What Macron cannot see, or refuses to admit, is that the Republic has not been neutral about religion, and when he claims that this supposed neutrality of State does not mean “the removal of religion from society and public arena”, he is either lying or grossly ignorant of France’s history. Enlightenment thought was riddled with anti-religious spite, the French Revolution executed countless priests and nuns, and the Combes Laws of the early 1900s sought to do far more than merely separate Church and State – religious communities were forced out of France and religious instruction was banned in school.
When I attended a year of Catholic high school in Bordeaux in 2010, I was surprised by the absence of religious imagery around campus and formal religious instruction. Anything related to Catholic identity or teaching was purely extra-curricular and optional: Mass was offered in the chapel a few times a week, occasional lectures were presented on religious or cultural topics, and there was an annual trip to Lourdes for those who wanted to go. The school’s curriculum was largely dictated by the content of the national Baccalaureate Exam and there was no talk of religion in the classroom, much less any kind of celebration of French culture. Most of the student body were neither formed nor interested in the Faith, and several of them told me that patriotism was frowned upon as a sentiment for the far right. The students who went to Mass were mostly from the upper class, an elitist group who all dressed the same and were disinterested in making friends outside their circle.
Maybe this phenomenon was specific to this school and group of teenagers, but I came away from the experience feeling that Catholicism, and even national pride, was largely considered something for people who wanted to live in the past.
But a lot has happened in France since I lived there, and she is at last waking from a long stupor, roused by the realization that cultural values cannot be taken for granted and are by no means universal among all cultures.

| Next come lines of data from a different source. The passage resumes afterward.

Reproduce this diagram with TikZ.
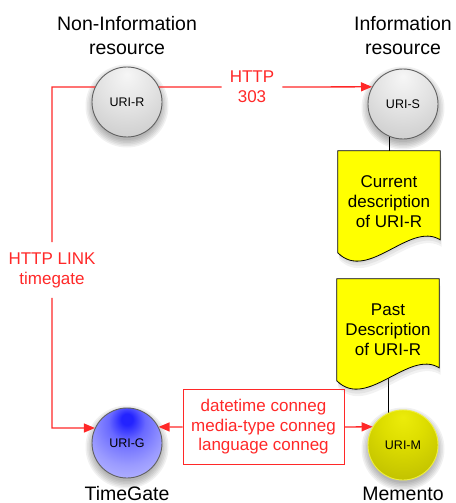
\documentclass[tikz,border=0pt]{standalone}
\usepackage{fontspec}
\setmainfont{Liberation Sans}
\usetikzlibrary{arrows.meta,shadows,calc}
\pgfdeclarelayer{bg}
\pgfdeclarelayer{mid}
\pgfsetlayers{bg,mid,main}
\definecolor{lred}{RGB}{255,40,40}
\definecolor{docyellow}{RGB}{255,255,0}
\definecolor{gA}{RGB}{246,246,246}
\definecolor{gB}{RGB}{226,226,226}
\definecolor{gC}{RGB}{202,202,202}
\definecolor{gD}{RGB}{172,172,172}
\definecolor{bA}{RGB}{35,35,255}
\definecolor{bB}{RGB}{105,105,255}
\definecolor{bC}{RGB}{155,155,255}
\definecolor{bD}{RGB}{188,188,255}
\definecolor{bE}{RGB}{212,212,255}
\definecolor{yA}{RGB}{236,236,10}
\definecolor{yB}{RGB}{222,222,0}
\definecolor{yC}{RGB}{195,195,0}
\definecolor{yD}{RGB}{150,150,0}
\definecolor{mborder}{RGB}{240,240,60}
\pgfdeclareradialshading{grayball}{\pgfpoint{0bp}{20bp}}{color(0bp)=(gA); color(20bp)=(gB); color(40bp)=(gC); color(55bp)=(gD); color(75bp)=(gD)}
\pgfdeclareradialshading{blueball}{\pgfpoint{0bp}{18bp}}{color(0bp)=(bA); color(4bp)=(bA); color(13bp)=(bB); color(27bp)=(bC); color(40bp)=(bD); color(54bp)=(bE); color(70bp)=(bE)}
\pgfdeclareradialshading{yellowball}{\pgfpoint{0bp}{20bp}}{color(0bp)=(yA); color(15bp)=(yB); color(35bp)=(yC); color(55bp)=(yD); color(75bp)=(yD)}
\tikzset{
  uri/.style={circle, minimum size=70pt, inner sep=0pt, line width=0.9pt,
    draw=black!62, font=\fontsize{12.5}{14}\selectfont},
  grayuri/.style={uri, shading=grayball},
  blueuri/.style={uri, shading=blueball},
  yellowuri/.style={uri, shading=yellowball, draw=mborder},
  title/.style={align=center, inner sep=0pt, font=\fontsize{19.5}{24}\selectfont},
  redlabel/.style={align=center, text=lred, font=\fontsize{17}{20}\selectfont},
  doctext/.style={align=center, minimum width=102pt, minimum height=102pt,
    inner sep=0pt, font=\fontsize{17}{20}\selectfont},
  docsty/.style={draw=black, line width=0.8pt, fill=docyellow,
    drop shadow={opacity=0.12, shadow xshift=0.5pt, shadow yshift=-2pt},
    drop shadow={opacity=0.12, shadow xshift=1pt, shadow yshift=-4.5pt},
    drop shadow={opacity=0.1, shadow xshift=1.5pt, shadow yshift=-7pt}},
  rline/.style={draw=lred, line width=1.3pt},
  rarrow/.style={rline, -{Triangle[length=11pt,width=9pt]}},
  conn/.style={draw=black, line width=0.9pt},
  ballshadow/.style={fill=black, opacity=0.055}
}
\newcommand\docshape[1]{%
  \path[docsty] (#1.north west) -- (#1.north east) -- ($(#1.north east)+(0,89)$)
    .. controls ($(#1.north west)+(72,70)$) and ($(#1.north west)+(30,132)$) ..
    ($(#1.north west)+(0,102)$) -- cycle;}
\newcommand\softshadow[1]{%
  \foreach \rr in {34,35.5,37,38.5,40,41.5}{\path[ballshadow] ($(#1.center)+(0,4)$) circle (\rr);}}
\begin{document}
\begin{tikzpicture}[x=1pt,y=-1pt]
\useasboundingbox (0,0) rectangle (455,503);

% titles
\node[title, anchor=north] (tR) at (127,16) {Non-Information\\resource};
\node[title, anchor=north] (tS) at (403,16) {Information\\resource};
\node[title, anchor=base] (tG) at (127,500) {TimeGate};
\node[title, anchor=base] (tM) at (403,500) {Memento};

% resource nodes
\node[grayuri] (uriR) at (127,102) {URI-R};
\node[grayuri] (uriS) at (403,104) {URI-S};
\node[blueuri] (uriG) at (127,443) {URI-G};
\node[yellowuri] (uriM) at (403,445) {URI-M};

% shadows of balls
\begin{pgfonlayer}{bg}
  \softshadow{uriR}
  \softshadow{uriS}
  \softshadow{uriG}
  \softshadow{uriM}
\end{pgfonlayer}

% documents
\node[doctext] (cur) at (389,202) {Current\\description\\of URI-R};
\node[doctext] (past) at (388,330) {Past\\Description\\of URI-R};
\begin{pgfonlayer}{mid}
  \docshape{cur}
  \docshape{past}
\end{pgfonlayer}
\begin{pgfonlayer}{bg}
  \draw[conn] (cur.center) -- (cur.center |- uriS.center);
  \draw[conn] (past.center) -- (past.center |- uriM.center);
\end{pgfonlayer}

% labels
\node[redlabel, inner xsep=8pt] (h303) at (252,87) {HTTP\\303};
\node[redlabel, inner ysep=10pt] (hlink) at (52,270) {HTTP LINK\\timegate};
\node[redlabel, draw=lred, line width=1pt, minimum width=161pt, minimum height=75pt,
  font=\fontsize{17}{19.5}\selectfont] (cbox) at (263.5,427)
  {datetime conneg\\media-type conneg\\language conneg};

\coordinate (lt) at (52,87);
\coordinate (lb) at (52,428);

% red connectors
\draw[rline] (uriR.25) -- (h303.west);
\draw[rarrow] (h303.east) -- (uriS.151);
\draw[rline] (uriR.155) -- (lt) -- (hlink);
\draw[rarrow] (hlink) -- (lb) -- (uriG.155);
\draw[rarrow] (cbox.west) -- (uriG.27);
\draw[rarrow] (cbox.east) -- (uriM.149);
\end{tikzpicture}
\end{document}
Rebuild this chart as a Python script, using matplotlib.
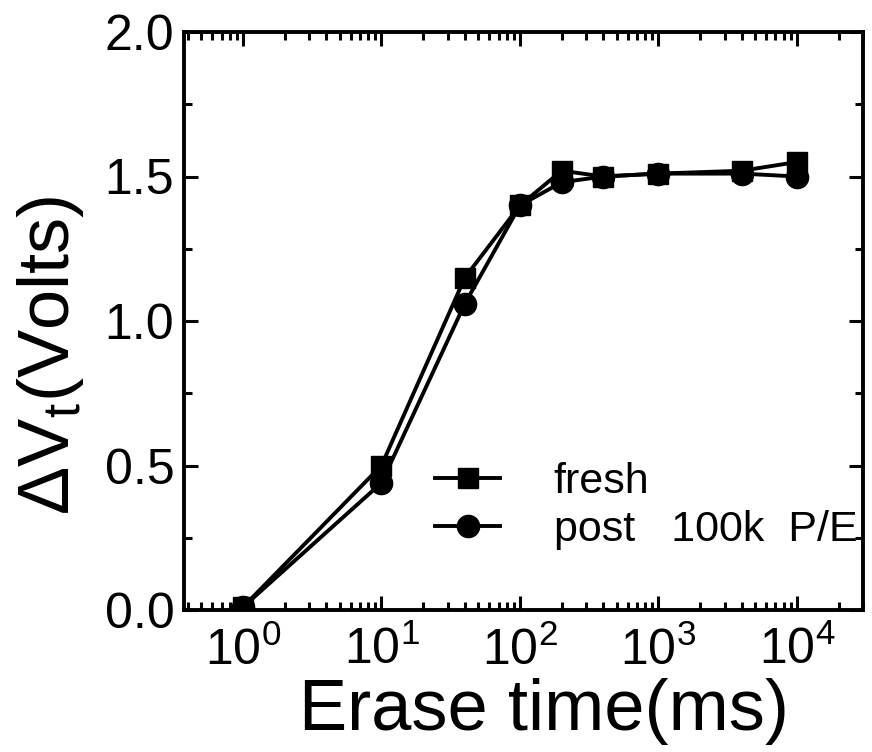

What exactly are the “values of the Republic”, where do they come from, and why should they be revered and protected? I’m not sure the French are fully ready or able to answer these questions yet, but since the Paris attacks of 2015, France has been gradually re-incorporating religious and French cultural studies in schools, and when Notre Dame burned in April 2019, thousands gathered in the streets to watch and pray publicly.
I once asked one of my French classmates what he thought about the threat of cultural and religious tensions with Muslims in France. He shrugged and said, “I don’t worry about this. If you try to take away a Frenchman’s wine and cheese he will put up a fight.” It seems we might dare to hope that President Macron is at least such a Frenchman. If France does try to rescue their cultural heritage and identity, let us hope that this wave of thought and action will become as “in vogue” throughout the West as the French philosophy that has brought us to this point.